Thursday, December 10, 2015

East Timor, Indonesia, Spectre of the past


Tortured Timor still bears wounds 40 years after Indonesia’s invasion.


Forty years has come and gone since East Timor was invaded by Indonesia’s military. On 7 December 1975 Jakarta commenced an occupation of the tiny island that would last 24 years, finally ending in 1999.

After a long struggle against a brutal regime, East Timor’s people decided their own fate through the ballot box, with a referendum on independence held under the watchful eye of the United Nations.

In the aftermath of independence, fully restored in 2002, Indonesia was one of the first countries to install an embassy in East Timor.

But like a cruel reminder of a nightmare past, the compound was the building formerly used by the BIN (Badan Intelijen Negara, or State Intelligence Agency) to torture local Timorese.

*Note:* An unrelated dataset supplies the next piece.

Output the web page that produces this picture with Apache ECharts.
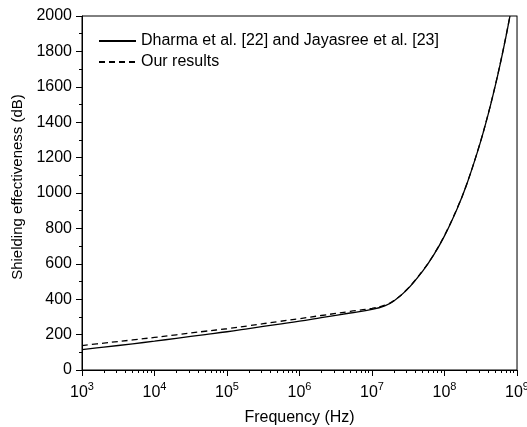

These days, those East Timorese who lived under occupation remember their former master through the endless patrols of Indonesian military and Timorese proxies that roamed the country at midnight, and which left mothers screaming for their lost sons and widows mourning for husbands taken away to be ‘schooled’. Many never came home.

Well-known journalist and former Falintil guerrilla, Jose Antonio Belo, once said, ‘to be free, you have to sacrifice.’ It sounds so easy, but in reality it is not that simple.

As a widow once told me, ‘imagine if suffering is a type of meal and you are eating it every day.’

From the moment Indonesia deployed their soldiers and instigated a reign that used terror and torture, East Timor fed on suffering. The atrocities committed by the Indonesian military caused an exaggerated radicalisation within East Timor’s national liberation movement.

Violence against women also became common; it was more hygienic and effective to kill guerrilleros in the womb then in the mountains or the village. Various military doctors sterilised thousands of women, a major contributor to the loss of one-third of the country’s population since the military invasion.

Today, there is a tendency within East Timor’s government to bury the past, with officials rarely mentioning the word ‘invasion’. Instead, the anniversary of the barbaric occupation has a new name; ‘National Mourning Day.’ And so, after many bodies were buried, the politics of language found fertile ground.

According to this way of thinking, what happened was no military invasion, but simply a historical tragedy and the effect of the Cold War. In this way, the invasion is not solely the responsibility of Indonesia’s government but also the international community, which put bilateral ties ahead of the East Timor people, the vast majority of whom lost loved ones during occupation.

Will calls for justice ever be heeded? Most likely not.

This preference for white-washing history is an important wake-up call.

Decolonising East Timor’s history is a rocky road.  But it’s important for East Timorese leaders, intellectuals and the whole of society to break the chains of a bitter colonial legacy.

Only then can the nation re-emerge from a historical black hole, and a tortured past.

Ivo Mateus Goncalves is an independent researcher based in Dili, East Timor.